A jakie u nas są obiekty? Skalite, które dopiero co odremontowano i to teraz naprawdę będzie świetny obiekt, no i nasza Średnia krokiew, która jest już przestarzała. W dodatku w tym roku praktycznie nieprzygotowana do treningów. Więcej trenowaliśmy na Słowacji i na Wielkiej Krokwi. A wiadomo, że trenować się powinno na skoczniach normalnych, nie dużych. Żeby, chociaż skocznia była przygotowana, byśmy mogli na niej trenować, to już byłby sukces. Ale ktoś, kto jest odpowiedzialny za jej właściwie przygotowanie, tak naprawdę nie ponosi odpowiedzialności, jeśli jej nie przygotuje. A my teraz już jeździmy po świecie i widzimy jak to wygląda. Spadnie pierwszy śnieg i za dwa dni obiekty juz są gotowe, już czekają na skoczków, już witają trenujące drużyny z otwartymi ramionami. U nas nie można się doprosić, kiedy wreszcie skocznia będzie gotowa.

Brakuje nie tylko treningu na skoczni. Brakuje sali gimnastycznej z prawdziwego zdarzenia. Takiej z odpowiednim wyposażeniem.

Natomiast nie możemy narzekać na sprzęt czy kombinezony. Mamy tego pod dostatkiem w dobrym gatunku, możemy korzystać z nart elan lub fischer. Nieźle jest też z ekipą. Servicemanem jest Grzegorz Sobczyk. Mamy też podpisaną umowę z fizjoterapeutą i dobrze ona funkcjonuje. Zawodnik nie musi się więc martwić o sprzęt czy obolałe mięśnie.

Na kogo Pan liczy najbardziej w Zakopanem?

- Nasze największe szanse na dobry wynik to w tej chwili Maciek Kot i Łukasz, Rutkowski. Ale ostatnio obudził się Dawid Kowal. Jeśli utrzyma tę dyspozycję, może być nieźle. Ale konkurs na Średniej Krokwi oznacza fory dla zawodników skaczących siłowo. Ponieważ na niej nie trenowaliśmy, nie mamy też żadnej przewagi nad innymi drużynami. Za to przed Mistrzostwami trenował tam Kuttin ze niemiecką kadrą. A my skakaliśmy na Skalitem, choć już było wiadomo, że mistrzostwa zostały przeniesione.

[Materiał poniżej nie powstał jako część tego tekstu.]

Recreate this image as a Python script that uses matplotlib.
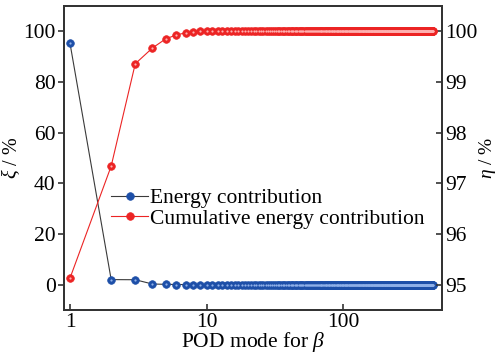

Czego w tej chwili brakuje naszym zawodnikom, by walczyć z najlepszymi?

- Obycia startowego. Poza Maćkiem Kotem, chłopcy startują za mało. Potrafią dobrze skakać, ale nie potrafią jeszcze startować. Peszy ich ranga zawodów, peszy ich obecność sław na belce. Muszą pamiętać o tym, że to też ludzie. Ale to może przyjść tylko dzięki startom. Oni powinni regularnie startować w FIS Cup i Pucharze Kontynentalnym.

Nie jest jednak źle. Ich skoki są coraz lepsze i na pewno nie zabraknie ambicji. A jak będzie - zobaczymy.